YEAH! SCREW MOSAIC, SCREW SOLVING THE UNLEADED FUEL PROBLEM, AND SCREW MYSELF, JUST TEAR THE WHOLE THING DOWN! I’M ANGRY AND I WANT TO WATCH THE WORLD BURN!
By the way, has anyone else ever noticed that when any article ever even slightly brushes on politics or the current administration that there are always some divisive comments posted by brand new users at some really odd hours?
The public will demand a uniformed and public-facing FAA. Expect more emphasis on surveillance and enforcement as the FAA justifies their existence. Ramp checks? Letters of Investigation?

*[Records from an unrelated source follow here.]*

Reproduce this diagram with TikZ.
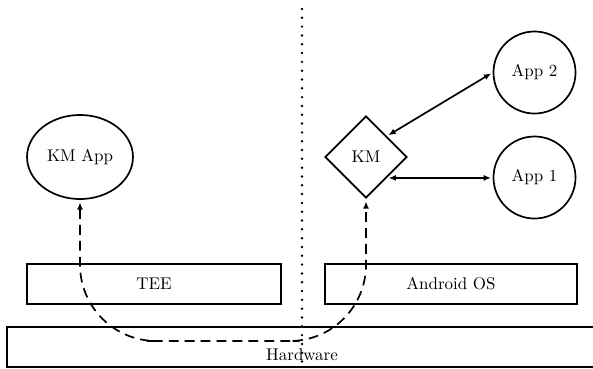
\documentclass[tikz,border=0pt]{standalone}
\usetikzlibrary{shapes.geometric,arrows.meta}
\begin{document}
\begin{tikzpicture}[x=0.59pt,y=-0.59pt,>={Latex[length=4.3pt,width=3.6pt]},
  every node/.style={line width=1pt},
  box/.style={draw,rectangle,minimum height=23.6pt,inner sep=0pt},
  appc/.style={draw,circle,minimum size=48.4pt,inner sep=0pt},
  conn/.style={line width=1pt,<->,shorten <=1pt,shorten >=1pt},
  dashconn/.style={line width=1pt,<->,dash pattern=on 5.8pt off 3.6pt,rounded corners=45pt,shorten >=1.5pt,shorten <=1.5pt},
  sep/.style={line width=1.6pt,dash pattern=on 0pt off 5.2pt,line cap=round}]
\useasboundingbox (0,0) rectangle (593,368);
\node[draw,ellipse,minimum width=62.5pt,minimum height=49.6pt,inner sep=0pt] (kmapp) at (80,157) {KM App};
\node[draw,diamond,minimum width=48.4pt,minimum height=48.4pt,inner sep=0pt] (km) at (366,157) {KM};
\node[appc] (app2) at (534.5,72.5) {App 2};
\node[appc] (app1) at (534.5,177.5) {App 1};
\node[box,minimum width=149.9pt] (tee) at (154,284) {TEE};
\node[box,minimum width=148.7pt] (android) at (451,284) {Android OS};
\node[box,minimum width=348pt] (hw) at (302,347) {};
\node (hwlabel) at (302,355) {Hardware};
\coordinate (dtop) at (302,9);
\coordinate (dbot) at (302,370);
\coordinate (dip) at (223,341);
\draw[sep] (dtop) -- (dbot);
\draw[conn] (km.north east) -- (app2.west);
\draw[conn] (km.south east) -- (km.south east -| app1.west);
\draw[dashconn] (kmapp.south) |- (dip) -| (km.south);
\end{tikzpicture}
\end{document}
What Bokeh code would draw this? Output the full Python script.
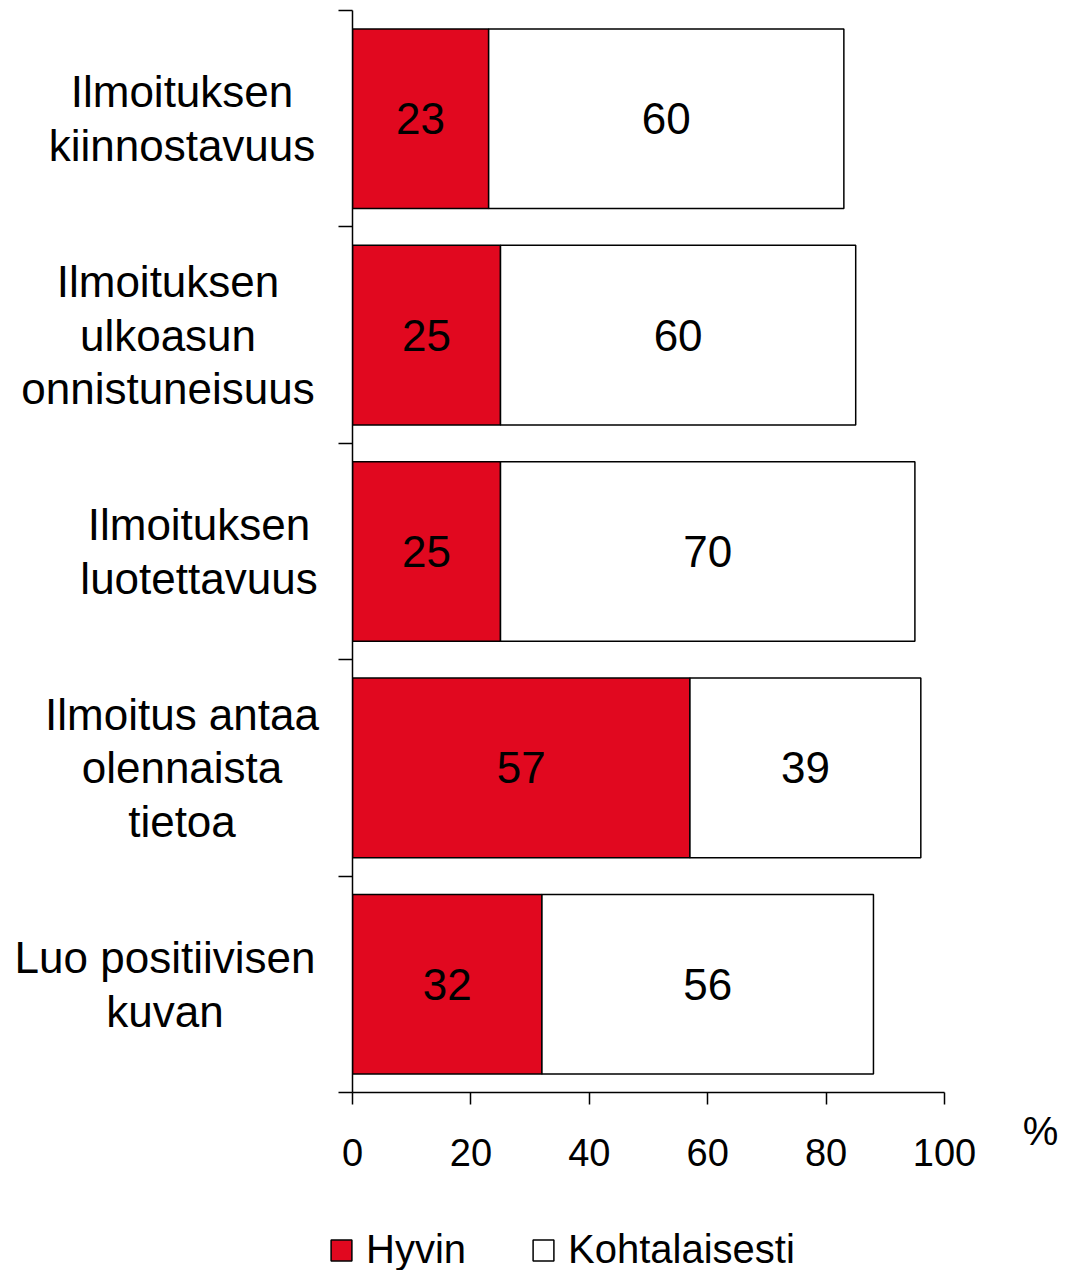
from bokeh.plotting import figure
from bokeh.models import Range1d, FixedTicker, Legend, LegendItem, ColumnDataSource
from bokeh.layouts import row, column
from bokeh.core.properties import value
from bokeh.embed import file_html
from bokeh.resources import INLINE

categories = ["Ilmoituksen\nkiinnostavuus",
              "Ilmoituksen\nulkoasun\nonnistuneisuus",
              "Ilmoituksen\nluotettavuus",
              "Ilmoitus antaa\nolennaista\ntietoa",
              "Luo positiivisen\nkuvan"]
hyvin = [23, 25, 25, 57, 32]
kohtalaisesti = [60, 60, 70, 39, 56]
x_ticks = [0, 20, 40, 60, 80, 100]
series_names = ["Hyvin", "Kohtalaisesti"]
unit_label = "%"

# layout helpers (pixel positions of the category label blocks' centres)
label_centers = [181.5, 167.5, 198.5, 181.5, 164.5]

FONT = "Liberation Sans"
RED = "#E1081F"
MAIN_H = 1186
TOP = 10
BOTTOM = 94

n = len(categories)
ys = [n - i - 0.5 for i in range(n)]
y_range = Range1d(0, n)

src = ColumnDataSource(dict(
    y=ys,
    h_end=hyvin,
    k_end=[a + b for a, b in zip(hyvin, kohtalaisesti)],
    h_mid=[a / 2 for a in hyvin],
    k_mid=[a + b / 2 for a, b in zip(hyvin, kohtalaisesti)],
    h_txt=[str(v) for v in hyvin],
    k_txt=[str(v) for v in kohtalaisesti],
    lab=categories,
    lab_x=label_centers,
))

# ---- category labels (left) ----
pl = figure(width=338, height=MAIN_H, output_backend="svg", toolbar_location=None,
            x_range=Range1d(0, 338), y_range=y_range,
            x_axis_location=None, y_axis_location=None,
            min_border_left=0, min_border_right=0, min_border_top=TOP, min_border_bottom=BOTTOM)
pl.outline_line_color = None
pl.grid.visible = False
pl.text(x="lab_x", y="y", text="lab", source=src, text_align="center", text_baseline="middle",
        text_font=value(FONT), text_font_size="44px", text_color="black", text_line_height=1.1)

# ---- main chart ----
p = figure(width=652, height=MAIN_H, output_backend="svg", toolbar_location=None,
           x_range=Range1d(0, 100), y_range=y_range,
           min_border_left=14, min_border_right=46, min_border_top=TOP, min_border_bottom=BOTTOM)
p.outline_line_color = None
p.grid.visible = False

r1 = p.hbar(y="y", left=0, right="h_end", height=0.83, source=src,
            fill_color=RED, line_color="black", line_width=1.5)
r2 = p.hbar(y="y", left="h_end", right="k_end", height=0.83, source=src,
            fill_color="white", line_color="black", line_width=1.5)

p.text(x="h_mid", y="y", text="h_txt", source=src, text_align="center", text_baseline="middle",
       text_font=value(FONT), text_font_size="44px", text_color="black")
p.text(x="k_mid", y="y", text="k_txt", source=src, text_align="center", text_baseline="middle",
       text_font=value(FONT), text_font_size="44px", text_color="black")

xa = p.xaxis[0]
xa.ticker = FixedTicker(ticks=x_ticks)
xa.minor_tick_line_color = None
xa.major_tick_in = 0
xa.major_tick_out = 12
xa.major_tick_line_width = 1.5
xa.axis_line_width = 1.5
xa.major_label_text_font = FONT
xa.major_label_text_font_size = "38px"
xa.major_label_text_color = "black"
xa.major_label_standoff = 34

ya = p.yaxis[0]
ya.ticker = FixedTicker(ticks=[], minor_ticks=list(range(n + 1)))
ya.major_tick_in = 0
ya.major_tick_out = 0
ya.minor_tick_in = 0
ya.minor_tick_out = 14
ya.minor_tick_line_width = 1.5
ya.minor_tick_line_color = "black"
ya.axis_line_width = 1.5
ya.major_label_standoff = 0

# ---- unit label (right), drawn as the tick label of a bare axis ----
pr = figure(width=71, height=MAIN_H, output_backend="svg", toolbar_location=None,
            x_range=Range1d(0, 71), y_range=Range1d(0, 1),
            y_axis_location=None,
            min_border_left=0, min_border_right=0, min_border_top=TOP, min_border_bottom=BOTTOM)
pr.outline_line_color = None
pr.grid.visible = False
ua = pr.xaxis[0]
ua.ticker = FixedTicker(ticks=[50], minor_ticks=[])
ua.major_label_overrides = {50: unit_label}
ua.axis_line_color = None
ua.major_tick_line_color = None
ua.minor_tick_line_color = None
ua.major_tick_in = 0
ua.major_tick_out = 0
ua.major_label_standoff = 16
ua.major_label_text_font = FONT
ua.major_label_text_font_size = "40px"
ua.major_label_text_color = "black"

# ---- legend (bottom) ----
pg = figure(width=1061, height=84, output_backend="svg", toolbar_location=None,
            x_range=Range1d(0, 100), y_range=Range1d(0, n),
            x_axis_location=None, y_axis_location=None, min_border=0)
pg.outline_line_color = None
pg.grid.visible = False
# hidden copies of the series renderers, used only for the legend swatches
g1 = pg.hbar(y="y", left=0, right="h_end", height=0.83, source=src,
             fill_color=RED, line_color="black", line_width=1.5, visible=False)
g2 = pg.hbar(y="y", left="h_end", right="k_end", height=0.83, source=src,
             fill_color="white", line_color="black", line_width=1.5, visible=False)
legend = Legend(items=[LegendItem(label=series_names[0], renderers=[g1]),
                       LegendItem(label=series_names[1], renderers=[g2])],
                orientation="horizontal", location=(328, -2),
                glyph_width=26, glyph_height=26, label_standoff=12, spacing=64,
                label_text_font=FONT, label_text_font_size="40px", label_text_color="black",
                border_line_color=None, background_fill_alpha=0, padding=0, margin=0)
pg.add_layout(legend, "center")

layout = column(row(pl, p, pr), pg)
open("out.html", "w").write(file_html(layout, INLINE))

You can bet on it and targeting the easiest group-GA. Leaky strut? Hangar rash? There’ll be a red tag with a number to call at your local FSDO. Forget to close a VFR Flight Plan? Taxi to the self-serve pumps one evening without the nav lights on? Uncle will meet you at the pumps with a ticket of sorts.
Now a 737 can be 1000lbs above its max runway performance weight but because average weights are used it shows legal on paper and, well…. Interstate commerce and alll….
Highly unlikely. If their staffing is trimmed to more efficient levels they will be forced to focus on the high profile safety-related tasks that the flying pubic expects them to address. For instance, when the IRS is trimmed, they stop going after the little tax returns with simple (likely honest) mistakes - and focus on the ones that are likely blatent fraud.